İnşallah! Tabii ki, Selim’i de sahalarda görmek isterim. Şimdiden kendi çapında basketbol topuyla ilgileniyor; ama mühim olan, zamanı geldiğinde, basketboldan zevk alması ve kendini bu şekilde yetiştirmesi. Selim, ilk göz ağrısı tabii ki…
12)Ve son olarak klasik sorum. Unutamadığınız bir maç anınızı anlatır mısınız?

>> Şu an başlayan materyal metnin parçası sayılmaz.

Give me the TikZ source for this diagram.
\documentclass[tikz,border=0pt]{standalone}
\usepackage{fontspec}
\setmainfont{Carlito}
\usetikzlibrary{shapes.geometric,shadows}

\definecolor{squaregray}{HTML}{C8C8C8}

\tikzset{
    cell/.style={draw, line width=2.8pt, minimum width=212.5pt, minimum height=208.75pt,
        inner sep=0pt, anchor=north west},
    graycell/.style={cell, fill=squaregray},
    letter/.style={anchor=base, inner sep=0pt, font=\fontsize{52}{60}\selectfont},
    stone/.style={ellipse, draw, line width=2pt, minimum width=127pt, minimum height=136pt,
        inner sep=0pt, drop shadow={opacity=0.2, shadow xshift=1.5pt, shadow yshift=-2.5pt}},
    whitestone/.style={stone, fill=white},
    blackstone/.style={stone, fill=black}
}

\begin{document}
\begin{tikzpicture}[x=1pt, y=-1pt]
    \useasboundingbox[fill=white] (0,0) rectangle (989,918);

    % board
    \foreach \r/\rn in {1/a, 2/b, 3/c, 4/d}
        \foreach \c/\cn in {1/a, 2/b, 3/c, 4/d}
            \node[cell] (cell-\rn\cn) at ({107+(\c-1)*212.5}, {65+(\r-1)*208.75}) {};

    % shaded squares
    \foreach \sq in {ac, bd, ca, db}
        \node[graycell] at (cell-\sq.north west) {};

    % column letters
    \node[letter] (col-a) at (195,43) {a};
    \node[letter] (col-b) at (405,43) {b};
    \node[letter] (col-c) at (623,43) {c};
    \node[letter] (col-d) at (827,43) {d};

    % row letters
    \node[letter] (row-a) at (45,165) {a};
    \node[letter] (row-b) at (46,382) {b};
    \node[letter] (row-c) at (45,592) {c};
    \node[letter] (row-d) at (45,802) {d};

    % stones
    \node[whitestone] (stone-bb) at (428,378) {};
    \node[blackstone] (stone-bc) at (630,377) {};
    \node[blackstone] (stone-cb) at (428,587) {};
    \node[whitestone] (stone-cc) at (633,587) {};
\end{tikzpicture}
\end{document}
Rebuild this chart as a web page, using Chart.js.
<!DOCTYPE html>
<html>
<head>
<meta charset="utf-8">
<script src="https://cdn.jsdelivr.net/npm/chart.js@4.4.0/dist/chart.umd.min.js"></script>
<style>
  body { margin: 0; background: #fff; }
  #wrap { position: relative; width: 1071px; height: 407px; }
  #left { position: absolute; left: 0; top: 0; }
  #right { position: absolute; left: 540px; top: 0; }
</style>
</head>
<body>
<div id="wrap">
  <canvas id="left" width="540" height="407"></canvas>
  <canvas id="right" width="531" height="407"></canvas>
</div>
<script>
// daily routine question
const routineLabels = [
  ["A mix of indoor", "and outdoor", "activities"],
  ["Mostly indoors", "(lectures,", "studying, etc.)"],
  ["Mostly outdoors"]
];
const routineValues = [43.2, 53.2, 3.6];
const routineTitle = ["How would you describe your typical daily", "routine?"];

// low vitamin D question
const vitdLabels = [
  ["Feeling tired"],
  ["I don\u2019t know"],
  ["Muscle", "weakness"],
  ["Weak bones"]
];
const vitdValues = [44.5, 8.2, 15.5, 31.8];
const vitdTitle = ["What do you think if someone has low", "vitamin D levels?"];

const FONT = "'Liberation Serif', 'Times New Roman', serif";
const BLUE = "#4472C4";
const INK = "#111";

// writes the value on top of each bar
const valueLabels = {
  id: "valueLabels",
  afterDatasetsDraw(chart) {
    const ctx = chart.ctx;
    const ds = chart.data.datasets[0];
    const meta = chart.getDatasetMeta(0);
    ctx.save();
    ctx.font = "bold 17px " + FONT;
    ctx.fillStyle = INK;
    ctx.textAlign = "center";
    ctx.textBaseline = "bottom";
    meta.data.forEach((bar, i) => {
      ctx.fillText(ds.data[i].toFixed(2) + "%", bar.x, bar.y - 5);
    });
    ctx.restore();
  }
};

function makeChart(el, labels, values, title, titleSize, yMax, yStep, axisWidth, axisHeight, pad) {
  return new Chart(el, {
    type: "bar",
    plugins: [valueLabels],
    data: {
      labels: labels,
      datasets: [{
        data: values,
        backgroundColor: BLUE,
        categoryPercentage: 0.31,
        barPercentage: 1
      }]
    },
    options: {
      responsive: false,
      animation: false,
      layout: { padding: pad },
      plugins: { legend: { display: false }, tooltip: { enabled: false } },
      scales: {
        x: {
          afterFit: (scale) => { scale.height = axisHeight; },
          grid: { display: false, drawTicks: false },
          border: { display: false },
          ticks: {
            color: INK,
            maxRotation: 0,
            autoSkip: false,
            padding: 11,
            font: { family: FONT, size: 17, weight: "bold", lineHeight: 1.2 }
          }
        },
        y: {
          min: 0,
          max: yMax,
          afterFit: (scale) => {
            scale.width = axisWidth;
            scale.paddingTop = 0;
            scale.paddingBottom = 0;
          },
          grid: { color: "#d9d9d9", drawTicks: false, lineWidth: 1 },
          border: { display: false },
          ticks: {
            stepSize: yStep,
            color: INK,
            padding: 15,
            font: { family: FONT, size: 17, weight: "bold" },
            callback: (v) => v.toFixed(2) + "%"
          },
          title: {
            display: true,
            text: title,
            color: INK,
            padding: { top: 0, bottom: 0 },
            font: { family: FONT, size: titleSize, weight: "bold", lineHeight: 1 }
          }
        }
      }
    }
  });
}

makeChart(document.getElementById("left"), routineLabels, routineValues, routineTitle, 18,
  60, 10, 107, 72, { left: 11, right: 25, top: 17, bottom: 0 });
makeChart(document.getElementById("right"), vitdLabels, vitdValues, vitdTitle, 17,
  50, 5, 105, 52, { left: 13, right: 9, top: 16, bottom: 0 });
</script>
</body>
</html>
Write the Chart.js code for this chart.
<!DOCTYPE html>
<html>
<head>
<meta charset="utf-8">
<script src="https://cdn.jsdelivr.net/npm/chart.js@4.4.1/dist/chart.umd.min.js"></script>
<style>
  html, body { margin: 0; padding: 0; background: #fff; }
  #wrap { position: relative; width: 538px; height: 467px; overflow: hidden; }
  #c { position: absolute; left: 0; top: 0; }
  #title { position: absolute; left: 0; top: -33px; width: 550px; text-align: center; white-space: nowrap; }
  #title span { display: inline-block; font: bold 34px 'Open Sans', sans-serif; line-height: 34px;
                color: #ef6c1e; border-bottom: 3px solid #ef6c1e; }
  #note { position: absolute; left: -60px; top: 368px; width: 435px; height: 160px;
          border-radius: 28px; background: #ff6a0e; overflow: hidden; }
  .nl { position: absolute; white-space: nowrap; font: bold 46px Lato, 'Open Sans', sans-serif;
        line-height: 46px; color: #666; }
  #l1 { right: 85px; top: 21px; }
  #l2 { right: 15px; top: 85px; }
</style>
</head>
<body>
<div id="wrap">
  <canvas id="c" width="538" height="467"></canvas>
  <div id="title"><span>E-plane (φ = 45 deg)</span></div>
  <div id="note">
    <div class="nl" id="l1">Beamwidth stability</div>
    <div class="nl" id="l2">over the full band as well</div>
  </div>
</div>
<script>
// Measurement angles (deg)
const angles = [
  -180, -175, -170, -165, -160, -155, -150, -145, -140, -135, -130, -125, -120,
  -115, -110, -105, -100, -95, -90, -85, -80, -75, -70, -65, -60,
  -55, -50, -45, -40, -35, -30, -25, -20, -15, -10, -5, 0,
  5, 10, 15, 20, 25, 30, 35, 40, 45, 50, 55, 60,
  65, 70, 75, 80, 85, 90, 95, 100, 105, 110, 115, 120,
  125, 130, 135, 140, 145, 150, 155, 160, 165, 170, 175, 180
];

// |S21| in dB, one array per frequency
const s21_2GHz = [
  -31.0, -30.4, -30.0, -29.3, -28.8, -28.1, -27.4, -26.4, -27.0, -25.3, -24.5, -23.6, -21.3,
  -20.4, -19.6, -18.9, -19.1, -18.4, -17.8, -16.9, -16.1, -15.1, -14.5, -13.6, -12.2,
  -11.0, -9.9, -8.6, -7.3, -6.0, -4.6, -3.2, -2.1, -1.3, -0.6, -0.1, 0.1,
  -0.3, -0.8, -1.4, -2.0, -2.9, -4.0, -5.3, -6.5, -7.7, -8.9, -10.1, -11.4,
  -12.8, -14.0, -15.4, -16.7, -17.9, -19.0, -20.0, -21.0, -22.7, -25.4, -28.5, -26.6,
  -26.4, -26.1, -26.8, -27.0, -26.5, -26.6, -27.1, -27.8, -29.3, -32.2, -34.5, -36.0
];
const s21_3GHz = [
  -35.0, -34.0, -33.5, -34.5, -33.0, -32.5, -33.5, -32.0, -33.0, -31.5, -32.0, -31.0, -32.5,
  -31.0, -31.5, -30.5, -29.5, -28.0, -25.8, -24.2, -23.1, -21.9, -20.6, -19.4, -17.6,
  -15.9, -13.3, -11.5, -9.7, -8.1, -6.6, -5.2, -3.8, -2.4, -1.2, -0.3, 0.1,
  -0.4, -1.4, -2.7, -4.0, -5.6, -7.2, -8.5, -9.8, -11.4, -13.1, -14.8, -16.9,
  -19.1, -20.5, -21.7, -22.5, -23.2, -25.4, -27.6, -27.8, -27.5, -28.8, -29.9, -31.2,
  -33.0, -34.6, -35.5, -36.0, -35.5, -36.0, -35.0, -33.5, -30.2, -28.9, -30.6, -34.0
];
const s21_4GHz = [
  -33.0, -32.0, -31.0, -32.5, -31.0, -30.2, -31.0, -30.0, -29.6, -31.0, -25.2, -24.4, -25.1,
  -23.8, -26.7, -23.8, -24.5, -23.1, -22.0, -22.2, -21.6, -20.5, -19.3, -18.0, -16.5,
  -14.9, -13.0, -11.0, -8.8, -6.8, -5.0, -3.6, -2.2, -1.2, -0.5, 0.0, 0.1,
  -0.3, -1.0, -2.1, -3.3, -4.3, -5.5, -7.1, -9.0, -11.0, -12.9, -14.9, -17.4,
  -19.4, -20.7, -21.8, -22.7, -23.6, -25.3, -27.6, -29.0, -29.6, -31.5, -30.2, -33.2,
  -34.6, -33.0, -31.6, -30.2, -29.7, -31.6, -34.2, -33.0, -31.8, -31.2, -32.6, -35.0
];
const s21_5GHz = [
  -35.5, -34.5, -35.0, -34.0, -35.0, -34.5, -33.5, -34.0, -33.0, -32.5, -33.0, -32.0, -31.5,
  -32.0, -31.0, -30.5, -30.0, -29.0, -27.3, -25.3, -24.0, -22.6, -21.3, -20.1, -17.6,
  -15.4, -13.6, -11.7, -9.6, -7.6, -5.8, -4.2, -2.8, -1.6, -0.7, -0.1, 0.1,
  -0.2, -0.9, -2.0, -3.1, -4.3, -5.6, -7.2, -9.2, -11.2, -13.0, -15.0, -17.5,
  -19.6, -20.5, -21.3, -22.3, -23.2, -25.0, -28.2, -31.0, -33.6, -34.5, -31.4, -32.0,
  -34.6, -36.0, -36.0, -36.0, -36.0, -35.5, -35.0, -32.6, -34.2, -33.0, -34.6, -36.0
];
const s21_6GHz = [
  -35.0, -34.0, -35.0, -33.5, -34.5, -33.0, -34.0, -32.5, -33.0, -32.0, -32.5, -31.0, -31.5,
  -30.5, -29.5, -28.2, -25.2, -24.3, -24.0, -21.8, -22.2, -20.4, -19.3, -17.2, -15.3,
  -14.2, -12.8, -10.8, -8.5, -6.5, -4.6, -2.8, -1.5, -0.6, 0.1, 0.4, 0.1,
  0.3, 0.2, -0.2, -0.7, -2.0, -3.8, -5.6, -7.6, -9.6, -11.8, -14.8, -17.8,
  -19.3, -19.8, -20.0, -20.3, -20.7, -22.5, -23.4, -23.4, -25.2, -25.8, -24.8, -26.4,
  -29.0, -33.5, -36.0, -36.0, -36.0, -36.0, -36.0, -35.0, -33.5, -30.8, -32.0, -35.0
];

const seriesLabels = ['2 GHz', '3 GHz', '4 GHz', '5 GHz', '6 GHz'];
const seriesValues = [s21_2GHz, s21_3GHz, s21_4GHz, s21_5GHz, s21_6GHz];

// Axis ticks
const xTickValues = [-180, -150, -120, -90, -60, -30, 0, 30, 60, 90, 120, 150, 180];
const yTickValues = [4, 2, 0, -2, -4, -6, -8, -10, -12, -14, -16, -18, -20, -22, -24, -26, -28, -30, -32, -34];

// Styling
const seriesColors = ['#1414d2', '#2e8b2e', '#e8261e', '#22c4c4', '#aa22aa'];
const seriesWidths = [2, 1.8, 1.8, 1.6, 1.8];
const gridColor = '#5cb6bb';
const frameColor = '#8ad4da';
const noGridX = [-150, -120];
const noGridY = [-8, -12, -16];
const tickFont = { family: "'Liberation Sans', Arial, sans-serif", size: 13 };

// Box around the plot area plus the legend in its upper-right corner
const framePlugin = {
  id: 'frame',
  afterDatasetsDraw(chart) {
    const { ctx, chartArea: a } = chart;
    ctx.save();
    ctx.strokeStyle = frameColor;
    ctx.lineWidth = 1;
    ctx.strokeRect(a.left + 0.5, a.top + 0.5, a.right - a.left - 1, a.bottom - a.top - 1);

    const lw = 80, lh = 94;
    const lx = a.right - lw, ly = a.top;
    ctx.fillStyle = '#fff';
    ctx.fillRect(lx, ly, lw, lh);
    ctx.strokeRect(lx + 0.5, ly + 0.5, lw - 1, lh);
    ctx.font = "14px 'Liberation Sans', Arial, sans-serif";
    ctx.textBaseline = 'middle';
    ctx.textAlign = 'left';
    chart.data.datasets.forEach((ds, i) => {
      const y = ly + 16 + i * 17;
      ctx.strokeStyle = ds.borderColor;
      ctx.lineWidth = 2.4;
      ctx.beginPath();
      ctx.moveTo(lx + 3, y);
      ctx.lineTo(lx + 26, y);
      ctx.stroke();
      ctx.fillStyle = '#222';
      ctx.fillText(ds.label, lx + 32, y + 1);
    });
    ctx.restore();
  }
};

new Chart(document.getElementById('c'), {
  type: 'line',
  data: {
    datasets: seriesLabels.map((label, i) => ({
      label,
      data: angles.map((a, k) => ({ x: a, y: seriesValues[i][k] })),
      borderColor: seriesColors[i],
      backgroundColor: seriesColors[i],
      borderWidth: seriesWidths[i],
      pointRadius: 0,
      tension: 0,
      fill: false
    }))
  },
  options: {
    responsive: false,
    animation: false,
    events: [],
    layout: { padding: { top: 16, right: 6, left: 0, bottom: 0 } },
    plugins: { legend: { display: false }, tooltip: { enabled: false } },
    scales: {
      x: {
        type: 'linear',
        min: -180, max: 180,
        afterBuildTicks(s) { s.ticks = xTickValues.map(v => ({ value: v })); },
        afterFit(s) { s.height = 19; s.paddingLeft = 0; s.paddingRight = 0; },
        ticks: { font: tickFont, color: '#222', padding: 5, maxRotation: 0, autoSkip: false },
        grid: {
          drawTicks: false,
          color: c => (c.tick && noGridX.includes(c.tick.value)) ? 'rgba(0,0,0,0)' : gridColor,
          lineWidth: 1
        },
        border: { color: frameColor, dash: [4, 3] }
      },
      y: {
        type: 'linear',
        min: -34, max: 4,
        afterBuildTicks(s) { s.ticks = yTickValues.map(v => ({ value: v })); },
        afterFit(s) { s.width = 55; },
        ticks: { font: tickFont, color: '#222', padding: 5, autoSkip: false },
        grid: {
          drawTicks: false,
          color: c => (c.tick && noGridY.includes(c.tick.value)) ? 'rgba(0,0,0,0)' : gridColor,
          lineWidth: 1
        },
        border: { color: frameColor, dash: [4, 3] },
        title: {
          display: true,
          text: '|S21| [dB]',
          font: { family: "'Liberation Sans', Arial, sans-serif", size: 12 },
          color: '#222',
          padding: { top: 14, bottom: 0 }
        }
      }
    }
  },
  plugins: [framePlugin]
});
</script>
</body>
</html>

Seyirci olarak Dünya Şampiyonası’ndaki Sırbistan ve A.B.D. maçlarını unutmam mümkün değil. Oyuncu olarak da, Sofya’da Balkan Şampiyonu olduğumuz Yunanistan maçı(1981) ve 1980’de geriden gelerek şampiyonluğu kazandığımız Efes Pilsen ve Beşiktaş maçları da, basketbol yaşamımın en önemli anıları. Ancak, anı olarak anlatmak istediğim konu, 1983’de İ.T.Ü.’de oynarken, son 5 maçımızı kazanarak, küme düşme pozisyonundan, play-off oynama hakkını elde eden bir takım konumuna gelmiştik. Ligi birinci bitiren eski takımım Eczacıbaşı ile oynayacaktık. İlk maçı, Spor Sergi Sarayı’nda, en fazla 10 kişinin seyrettiği bir maçta, bir son saniye basketiyle kazanmış ve 1-0 öne geçmiştik. İkinci maçı kazanırsak, şampiyonluğun en büyük adayını eleyecektik. Ağzına kadar dolu Spor Sergi Sarayı’nda, bir ara farklı bir şekilde maçı önde götürüyorduk. Eczacıbaşı tam saha baskılı savunma yapıyordu. Fark azalmaya başlamıştı. Maçın sonuna doğru, kapılan toplardan bir tanesinde, Ron Haigler bomboş turnikeyi kaçırmıştı. Hemen ardından bir pozisyonda, Emir Turam ribaundu almış ama faulle durdurulmuştu. İlk atışını kaçırınca, ben topu aldım ve maçın başhakemi rahmetli Ertan Anadol’a topu verirken, “Bak Ağabey, yukarıda Allah var. Sen faulleri çalmıyorsun, ama, kapılan toplardan, Ron Haigler bile turnikeyi kaçırıyor,” dedim. Rahmetli Ertan Ağabey, şaşırdı, ama bir şey demedi. Maçın sonunu akıllıca oynayıp, onların telaşlanmasından faydalanarak, Eczacıbaşı’nı eledik.